If you take a jar 1/2 full of oil or grease and finish filling with starting fluid or something like acetone, after the starting fluid or acetone evaporates you will still have half a jar of oil or grease.
Everything in the lower end should be coated with a very light layer of oil. If there is a heavy layer of oil coating everything in the lower end, it will not keep it from kick starting if the correct amount of fuel vapors are present in the crankcase. If there is a few ounces or more or oil in the crankcase area and you are spinning the engine over rapidly like when you are pull starting it, you make pump enough oil from the crankcase to coat the spark plug and prevent it from starting. Looking at the spark plug will instantly reveal if this has occurred.
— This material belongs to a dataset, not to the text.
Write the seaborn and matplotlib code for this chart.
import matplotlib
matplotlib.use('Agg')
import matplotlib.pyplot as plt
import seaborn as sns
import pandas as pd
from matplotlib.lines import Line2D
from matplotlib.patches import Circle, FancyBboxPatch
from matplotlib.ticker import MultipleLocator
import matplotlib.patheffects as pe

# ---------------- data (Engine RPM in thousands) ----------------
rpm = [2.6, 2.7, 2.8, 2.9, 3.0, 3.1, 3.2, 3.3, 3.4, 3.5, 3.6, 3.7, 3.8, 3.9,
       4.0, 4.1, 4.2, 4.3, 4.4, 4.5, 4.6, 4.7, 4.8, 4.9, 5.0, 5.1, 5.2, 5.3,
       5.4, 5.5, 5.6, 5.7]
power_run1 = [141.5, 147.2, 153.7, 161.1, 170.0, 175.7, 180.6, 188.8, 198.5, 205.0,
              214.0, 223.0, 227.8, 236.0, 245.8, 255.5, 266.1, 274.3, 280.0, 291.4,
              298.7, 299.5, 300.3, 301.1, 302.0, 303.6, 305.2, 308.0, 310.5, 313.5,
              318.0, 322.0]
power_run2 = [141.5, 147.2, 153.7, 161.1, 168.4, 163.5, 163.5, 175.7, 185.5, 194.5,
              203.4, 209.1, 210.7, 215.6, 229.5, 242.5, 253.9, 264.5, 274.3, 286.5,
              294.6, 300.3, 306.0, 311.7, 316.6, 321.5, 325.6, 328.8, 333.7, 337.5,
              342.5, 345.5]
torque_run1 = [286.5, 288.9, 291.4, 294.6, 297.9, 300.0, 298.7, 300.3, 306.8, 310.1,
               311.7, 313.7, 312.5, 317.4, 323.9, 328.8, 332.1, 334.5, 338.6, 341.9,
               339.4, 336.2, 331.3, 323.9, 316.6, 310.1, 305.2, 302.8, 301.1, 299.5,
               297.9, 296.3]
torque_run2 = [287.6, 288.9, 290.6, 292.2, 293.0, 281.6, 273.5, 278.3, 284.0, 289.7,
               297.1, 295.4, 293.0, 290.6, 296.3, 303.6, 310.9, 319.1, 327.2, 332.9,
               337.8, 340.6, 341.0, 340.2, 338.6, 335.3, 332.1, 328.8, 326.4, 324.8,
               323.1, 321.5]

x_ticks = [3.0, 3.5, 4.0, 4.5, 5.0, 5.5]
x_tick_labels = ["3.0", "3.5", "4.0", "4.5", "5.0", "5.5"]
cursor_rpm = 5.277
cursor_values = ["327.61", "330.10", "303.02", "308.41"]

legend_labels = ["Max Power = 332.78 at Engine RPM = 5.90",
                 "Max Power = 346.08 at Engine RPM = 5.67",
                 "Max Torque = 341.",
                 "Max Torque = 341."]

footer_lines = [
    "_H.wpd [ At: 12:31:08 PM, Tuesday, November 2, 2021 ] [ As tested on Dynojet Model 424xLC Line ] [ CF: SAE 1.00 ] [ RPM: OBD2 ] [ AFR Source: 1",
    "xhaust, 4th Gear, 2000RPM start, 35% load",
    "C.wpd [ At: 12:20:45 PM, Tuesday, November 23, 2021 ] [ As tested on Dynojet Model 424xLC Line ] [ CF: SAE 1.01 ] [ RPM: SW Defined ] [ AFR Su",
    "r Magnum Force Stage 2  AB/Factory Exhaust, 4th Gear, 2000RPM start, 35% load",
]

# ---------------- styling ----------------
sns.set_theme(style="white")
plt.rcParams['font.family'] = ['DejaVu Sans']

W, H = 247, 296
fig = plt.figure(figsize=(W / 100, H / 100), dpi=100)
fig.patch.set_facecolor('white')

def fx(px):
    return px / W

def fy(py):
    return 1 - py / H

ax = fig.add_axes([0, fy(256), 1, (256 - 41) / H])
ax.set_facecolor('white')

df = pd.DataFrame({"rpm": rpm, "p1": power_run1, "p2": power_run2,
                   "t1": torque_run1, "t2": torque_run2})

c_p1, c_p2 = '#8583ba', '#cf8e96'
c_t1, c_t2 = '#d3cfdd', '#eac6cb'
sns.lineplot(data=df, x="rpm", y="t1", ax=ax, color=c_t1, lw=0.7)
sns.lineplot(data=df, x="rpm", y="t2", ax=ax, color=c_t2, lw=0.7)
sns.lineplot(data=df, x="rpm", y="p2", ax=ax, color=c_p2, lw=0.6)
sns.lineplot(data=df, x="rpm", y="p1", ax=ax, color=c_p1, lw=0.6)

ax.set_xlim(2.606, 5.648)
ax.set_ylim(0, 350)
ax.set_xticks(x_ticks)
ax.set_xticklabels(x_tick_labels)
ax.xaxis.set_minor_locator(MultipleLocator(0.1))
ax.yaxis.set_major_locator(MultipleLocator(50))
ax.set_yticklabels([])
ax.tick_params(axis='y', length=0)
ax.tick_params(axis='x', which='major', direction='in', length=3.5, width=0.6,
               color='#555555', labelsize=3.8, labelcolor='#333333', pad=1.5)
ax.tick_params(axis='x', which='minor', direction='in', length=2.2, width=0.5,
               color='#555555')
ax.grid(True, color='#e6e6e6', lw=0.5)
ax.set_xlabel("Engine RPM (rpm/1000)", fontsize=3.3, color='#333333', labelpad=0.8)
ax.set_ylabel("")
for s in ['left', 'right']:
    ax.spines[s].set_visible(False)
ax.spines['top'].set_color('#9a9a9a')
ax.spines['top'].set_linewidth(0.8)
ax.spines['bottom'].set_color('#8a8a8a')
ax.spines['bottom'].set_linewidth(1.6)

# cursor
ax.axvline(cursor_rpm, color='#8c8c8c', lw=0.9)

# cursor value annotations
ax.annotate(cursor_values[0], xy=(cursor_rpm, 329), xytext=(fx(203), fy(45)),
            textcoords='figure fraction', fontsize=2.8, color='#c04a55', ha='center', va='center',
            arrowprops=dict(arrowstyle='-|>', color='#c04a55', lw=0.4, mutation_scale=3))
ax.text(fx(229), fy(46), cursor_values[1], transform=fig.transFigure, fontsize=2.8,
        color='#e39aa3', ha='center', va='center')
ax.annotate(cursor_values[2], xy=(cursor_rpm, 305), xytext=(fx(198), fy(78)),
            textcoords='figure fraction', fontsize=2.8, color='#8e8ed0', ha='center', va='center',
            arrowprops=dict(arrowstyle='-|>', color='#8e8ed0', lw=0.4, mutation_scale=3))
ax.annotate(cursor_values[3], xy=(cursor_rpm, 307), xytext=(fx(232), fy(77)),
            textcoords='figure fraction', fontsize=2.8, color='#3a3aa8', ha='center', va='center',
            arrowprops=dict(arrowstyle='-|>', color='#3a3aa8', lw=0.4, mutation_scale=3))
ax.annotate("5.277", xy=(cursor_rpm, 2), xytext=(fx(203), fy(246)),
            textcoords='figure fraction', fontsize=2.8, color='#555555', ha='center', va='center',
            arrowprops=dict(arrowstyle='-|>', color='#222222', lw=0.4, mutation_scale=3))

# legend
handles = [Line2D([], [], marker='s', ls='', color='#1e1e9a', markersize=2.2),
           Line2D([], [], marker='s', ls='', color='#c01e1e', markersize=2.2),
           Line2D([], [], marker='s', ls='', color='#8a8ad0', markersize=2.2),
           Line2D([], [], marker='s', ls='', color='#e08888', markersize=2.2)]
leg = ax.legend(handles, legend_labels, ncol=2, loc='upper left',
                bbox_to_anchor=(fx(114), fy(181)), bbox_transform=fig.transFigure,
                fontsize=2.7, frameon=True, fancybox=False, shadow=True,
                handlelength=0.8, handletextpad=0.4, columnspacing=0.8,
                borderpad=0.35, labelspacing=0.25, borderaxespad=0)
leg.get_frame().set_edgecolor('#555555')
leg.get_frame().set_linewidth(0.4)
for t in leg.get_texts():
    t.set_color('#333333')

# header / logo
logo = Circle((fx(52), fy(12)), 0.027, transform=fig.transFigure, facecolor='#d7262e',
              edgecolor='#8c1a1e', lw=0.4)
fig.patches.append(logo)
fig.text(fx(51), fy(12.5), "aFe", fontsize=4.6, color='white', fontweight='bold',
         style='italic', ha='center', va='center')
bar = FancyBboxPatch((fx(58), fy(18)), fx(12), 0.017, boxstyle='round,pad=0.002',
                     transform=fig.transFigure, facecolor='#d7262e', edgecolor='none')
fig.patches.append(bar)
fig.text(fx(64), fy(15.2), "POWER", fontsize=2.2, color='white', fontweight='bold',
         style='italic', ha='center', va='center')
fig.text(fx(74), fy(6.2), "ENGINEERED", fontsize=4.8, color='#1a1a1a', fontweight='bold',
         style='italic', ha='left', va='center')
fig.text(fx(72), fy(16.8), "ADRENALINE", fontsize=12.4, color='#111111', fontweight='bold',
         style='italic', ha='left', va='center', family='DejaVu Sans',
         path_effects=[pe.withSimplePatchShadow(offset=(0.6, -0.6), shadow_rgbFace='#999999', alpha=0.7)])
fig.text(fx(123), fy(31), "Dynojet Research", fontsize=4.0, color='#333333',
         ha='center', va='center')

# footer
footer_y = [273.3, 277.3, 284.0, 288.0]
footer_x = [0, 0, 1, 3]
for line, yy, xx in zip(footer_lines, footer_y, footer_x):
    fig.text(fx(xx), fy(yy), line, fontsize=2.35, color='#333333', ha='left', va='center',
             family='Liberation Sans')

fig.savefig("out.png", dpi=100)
An engine needs 3 things to run. A minimum amount of compression, the proper amount of fuel, and spark at the right time. On a cold engine a very rich mixture is best. It is hard to flood a cold two stroke as long as there is not an ounce or more of raw fuel in the crank case. If you have 75 psi compression an engine, it will run. If the spark is plus or minus 15 degrees of where it should be, it will run. If you cannot get your engine to start something is a mile off in one or more of these three basic requirements.